Wok Steamed Collards
– 1 Bunch Collard Greens, middle veins removed, washed (We got this pre-chopped/bagged at Trader Joe’s)
– 2-3 Tbs Water
– 1 Pinch Salt
– 1 tsp Lime Juice

Phew, seems like a laundry list of ingredients, right?

Instructionsthey seem suuuuuper long, I swear they aren’t! It’s just very… detailed.
1. Combine all the ingredients for the rice (or quinoa) in a pot that has a tight fitting lid. Bring to a boil, then cover and reduce heat to low. Cook for 20 minutes, then turn off heat. Do not open lid. Let steam for 10 minutes before serving.

2. While your rice is cooking, prepare the sweet chili lime sauce by whisking all of the ingredients together until the sugar and salt is dissolved.

3. Drain tofu and cut it into small triangles. Take a look at the original recipe for her instructions on how to cut the tofu into shape, if you need them. I followed it, having never worked with tofu before, but I’m sure little squares would suffice as well. Just cut the freaking tofu. Also, don’t worry about having a “fancy” tofu press to drain the tofu block. Dave put the tofu on a plate, covered it with a paper towel, put a Tupperware lid on top, and then used our mortar and pestle as a weight. Worked fine!

4. Heat a well-seasoned cast iron or non-stick skillet over medium heat. In order to properly “dry fry” the tofu, you’ll need a pan the tofu won’t stick to even without any oil. Spread the tofu out in one layer in the pan. Using a spatula, press the tofu.
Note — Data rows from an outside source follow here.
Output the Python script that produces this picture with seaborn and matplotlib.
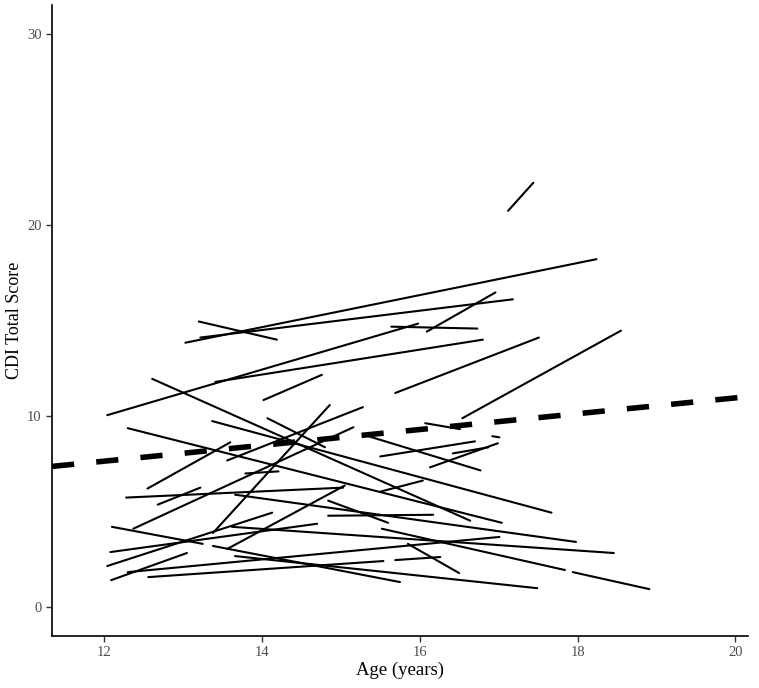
import numpy as np
import pandas as pd
import matplotlib
matplotlib.use('Agg')
import matplotlib.pyplot as plt
import seaborn as sns

# one segment per participant: (age, CDI) at first and second visit
age_t1 = [17.12, 13.03, 13.22, 13.20, 16.09, 15.64, 12.04, 13.41, 15.69, 16.54,
          14.02, 12.61, 14.07, 13.37, 12.30, 12.55, 13.56, 12.37, 13.79, 12.28,
          12.68, 13.38, 12.10, 12.04, 12.08, 12.09, 13.56, 13.38, 16.07, 15.31,
          15.50, 16.13, 16.42, 16.92, 13.66, 13.62, 15.52, 17.94, 12.30, 12.56,
          15.69, 13.66, 15.85, 14.84, 14.84, 15.50]
age_t2 = [17.44, 18.24, 17.18, 14.19, 16.96, 16.73, 15.98, 16.80, 17.51, 18.55,
          14.76, 16.64, 14.80, 17.67, 17.04, 13.60, 15.28, 15.16, 14.21, 15.03,
          13.22, 14.86, 13.25, 14.13, 14.70, 13.05, 15.05, 15.75, 16.51, 16.77,
          16.70, 16.99, 16.87, 17.01, 17.98, 18.46, 17.84, 18.91, 17.01, 15.54,
          16.26, 17.49, 16.50, 16.17, 15.60, 16.04]
cdi_t1 = [20.74, 13.84, 14.11, 14.95, 14.42, 14.68, 10.05, 11.79, 11.21, 9.89,
          10.84, 11.95, 9.89, 9.74, 9.37, 6.21, 7.68, 4.11, 7.00, 5.74,
          5.37, 3.89, 4.21, 2.16, 2.89, 1.42, 3.05, 3.21, 9.63, 9.00,
          7.89, 7.32, 8.05, 8.95, 5.89, 4.21, 4.11, 1.84, 1.84, 1.58,
          2.47, 2.68, 3.32, 4.79, 5.58, 6.05]
cdi_t2 = [22.21, 18.21, 16.11, 14.00, 16.47, 14.58, 14.84, 14.00, 14.11, 14.47,
          12.16, 4.53, 8.37, 4.95, 4.42, 8.63, 10.47, 9.42, 7.11, 6.26,
          6.26, 10.58, 3.32, 4.95, 4.37, 2.84, 6.37, 1.32, 9.32, 7.16,
          8.68, 8.58, 8.37, 8.89, 3.42, 2.84, 1.95, 0.95, 3.68, 2.42,
          2.63, 1.00, 1.79, 4.84, 4.42, 6.63]

# fixed effect of age (dashed line)
fit_intercept = 2.675
fit_slope = 0.414

n = len(age_t1)
df = pd.DataFrame({
    'id': np.tile(np.arange(n), 2),
    'age': age_t1 + age_t2,
    'cdi': cdi_t1 + cdi_t2,
})

sns.set_theme(style='ticks')
plt.rcParams['font.family'] = ['Liberation Serif', 'DejaVu Serif']

fig = plt.figure(figsize=(7.59, 6.88), dpi=100)
ax = fig.add_axes([0.0685, 0.0756, 0.917, 0.917])

sns.lineplot(data=df, x='age', y='cdi', units='id', estimator=None,
             color='black', lw=1.5, ax=ax, legend=False)
ax.axline((0, fit_intercept), slope=fit_slope, color='black', lw=4,
          dashes=(4, 4))

ax.set_xlim(11.34, 20.16)
ax.set_ylim(-1.5, 31.5)
ax.set_xticks([12, 14, 16, 18, 20])
ax.set_yticks([0, 10, 20, 30])
ax.set_xlabel('Age (years)', fontsize=13.5, color='black', labelpad=2)
ax.set_ylabel('CDI Total Score', fontsize=13, color='black', labelpad=3)
ax.tick_params(axis='both', labelsize=10.5, labelcolor='#4d4d4d',
               color='#333333', length=4, width=1)
sns.despine(ax=ax)
for s in ['left', 'bottom']:
    ax.spines[s].set_color('black')
    ax.spines[s].set_linewidth(1.2)

fig.savefig('out.png', dpi=100)
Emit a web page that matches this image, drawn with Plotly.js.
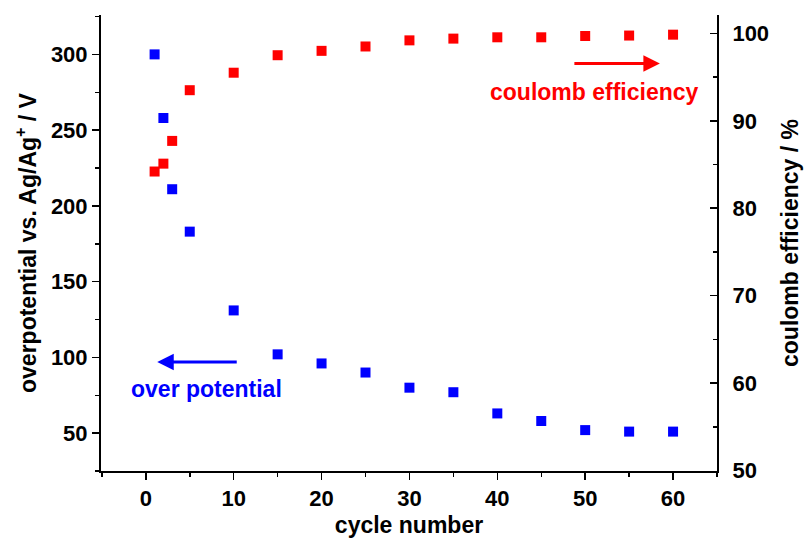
<!DOCTYPE html>
<html>
<head>
<meta charset="utf-8">
<script src="https://cdn.plot.ly/plotly-3.0.1.min.js"></script>
<style>html,body{margin:0;padding:0;background:#fff;}#chart{width:808px;height:541px;}</style>
</head>
<body>
<div id="chart"></div>
<script>
const cycles = [1, 2, 3, 5, 10, 15, 20, 25, 30, 35, 40, 45, 50, 55, 60];
const overpotential = [300, 258, 211, 183, 131, 102, 96, 90, 80, 77, 63, 58, 52, 51, 51];
const coulombEfficiency = [84.2, 85.1, 87.7, 93.5, 95.5, 97.5, 98.0, 98.5, 99.2, 99.4, 99.55, 99.55, 99.7, 99.75, 99.85];
const xTicks = [0, 10, 20, 30, 40, 50, 60];
const leftTicks = [50, 100, 150, 200, 250, 300];
const rightTicks = [50, 60, 70, 80, 90, 100];

const FONT = 'Liberation Sans, Arial, sans-serif';
const tickFont = {family: FONT, size: 22, color: '#000', weight: 'bold'};
const titleFont = {family: FONT, size: 23, color: '#000', weight: 'bold'};

const traces = [
  {x: cycles, y: overpotential, type: 'scatter', mode: 'markers', xaxis: 'x', yaxis: 'y',
   marker: {symbol: 'square', size: 10, color: '#0000ff'}, name: 'over potential'},
  {x: cycles, y: coulombEfficiency, type: 'scatter', mode: 'markers', xaxis: 'x', yaxis: 'y2',
   marker: {symbol: 'square', size: 10, color: '#ff0000'}, name: 'coulomb efficiency'}
];

const layout = {
  width: 808, height: 541,
  margin: {l: 101, r: 91, t: 15, b: 70},
  paper_bgcolor: '#fff', plot_bgcolor: '#fff',
  showlegend: false,
  font: {family: FONT, color: '#000'},
  xaxis: {
    range: [-5.1, 65], tickvals: xTicks, ticktext: xTicks.map(String),
    ticks: 'outside', ticklen: 7, tickwidth: 1.5, tickcolor: '#000',
    minor: {dtick: 5, tick0: 0, ticks: 'outside', ticklen: 4, tickwidth: 1.5, tickcolor: '#000'},
    showline: true, linecolor: '#000', linewidth: 2, showgrid: false, zeroline: false,
    tickfont: tickFont,
    title: {text: 'cycle number', font: titleFont, standoff: 6}
  },
  yaxis: {
    range: [25, 326], tickvals: leftTicks, ticktext: leftTicks.map(String),
    ticks: 'outside', ticklen: 7, tickwidth: 1.5, tickcolor: '#000',
    minor: {dtick: 25, tick0: 0, ticks: 'outside', ticklen: 4, tickwidth: 1.5, tickcolor: '#000'},
    showline: true, linecolor: '#000', linewidth: 2, showgrid: false, zeroline: false,
    tickfont: tickFont,
    title: {text: 'overpotential vs. Ag/Ag<sup>+</sup> / V', font: titleFont, standoff: 8}
  },
  yaxis2: {
    overlaying: 'y', side: 'right',
    range: [49.95, 102.1], tickvals: rightTicks, ticktext: rightTicks.map(String),
    ticks: 'inside', ticklen: 7, tickwidth: 1.5, tickcolor: '#000',
    minor: {dtick: 5, tick0: 0, ticks: 'inside', ticklen: 4, tickwidth: 1.5, tickcolor: '#000'},
    showline: true, linecolor: '#000', linewidth: 2, showgrid: false, zeroline: false,
    tickfont: tickFont, ticklabelstandoff: 9,
    title: {text: 'coulomb efficiency / %', font: titleFont, standoff: 14}
  },
  annotations: [
    {x: 1.3, y: 97, xref: 'x', yref: 'y', text: '', showarrow: true,
     ax: 81, ay: 0, arrowhead: 2, arrowsize: 1.1, arrowwidth: 3, arrowcolor: '#0000ff'},
    {x: 6.9, y: 79, xref: 'x', yref: 'y', text: 'over potential', showarrow: false,
     font: {family: FONT, size: 23, color: '#0000ff', weight: 'bold'}},
    {x: 58.5, y: 294, xref: 'x', yref: 'y', text: '', showarrow: true,
     ax: -87, ay: 0, arrowhead: 2, arrowsize: 1.1, arrowwidth: 3, arrowcolor: '#ff0000'},
    {x: 51.1, y: 275, xref: 'x', yref: 'y', text: 'coulomb efficiency', showarrow: false,
     font: {family: FONT, size: 23, color: '#ff0000', weight: 'bold'}}
  ]
};

Plotly.newPlot('chart', traces, layout, {displayModeBar: false, staticPlot: true});
</script>
</body>
</html>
The liquid will squeeze out and boil away, and the tofu will begin to turn golden. The more water that evaporates, the sturdier the tofu will be, so be gentle at first to prevent the tofu from breaking up. After several minutes, flip the tofu over and press the other side. After about 10 minutes of dry frying, you can turn off the heat and set the tofu aside for finishing later, or proceed to adding the sauce.

5. To finish the tofu, bring the pan back up to temperature if it’s not already very hot. You want to heat the pan and the tofu over high heat, making sure the tofu is hot all the way through. Add the sauce and stir to coat the tofu. Turn off the heat. The sauce will bubble up, reduce, and form a glaze. If it isn’t bubbling up and forming a glaze, turn the heat back on high and cook until the glaze is.. well.. glaze-y.

6. If you didn’t buy pre-cut collards, stack the collard leaves on top of each other, 3-4 at a time, and chiffonade them. Cut across again if you want to make smaller pieces. Add them to a wok with the water, lime juice and salt. Cover with any lid that will contain the collards and cook over high heat for 3-4 minutes until the collards are steamed and tender.

7. For plating, arrange the collards atop of a bed of rice or quinoa. Add tofu over the top, drizzling any leftover sauce over the dish. Garnish with lime slices and mint leaves (if you’re fancy… we’re not). Serve.

Chili Lime Tofu (2)I SHOVED this in my mouth. Literally ate it like I was a seagull, ramming it down my gullet without chewing. As I told Ben, it was “OMGF*CKING GOOD”. Dave liked it, but wasn’t enamored with the meal like I was. Not that I cared as I greedily packed the leftovers up for lunch the next day.  I think there could have been a little more sauce overall, but I loved it.

I will also admit that Dave had a large hand in making this meal happen, due to the NYC transit system throwing me a commuting curveball the night this was on the menu, and he did a lot of prep work for me. Thanks hun!

Have you incorporated tofu into your cooking? Any successes/failures? I’d LOVE to find more recipes!


  1. When I saw your post title in my RSS reader, I sang that Killer Tofu hook out loud before reading. I can still ‘sing’ the entire Doug theme song. And remember all the little music twangs they played for different characters’ entry into a scene? 🙂

    And Quailman!

  2. this sounds pretty delicious. And good use of mise en place! A rarity.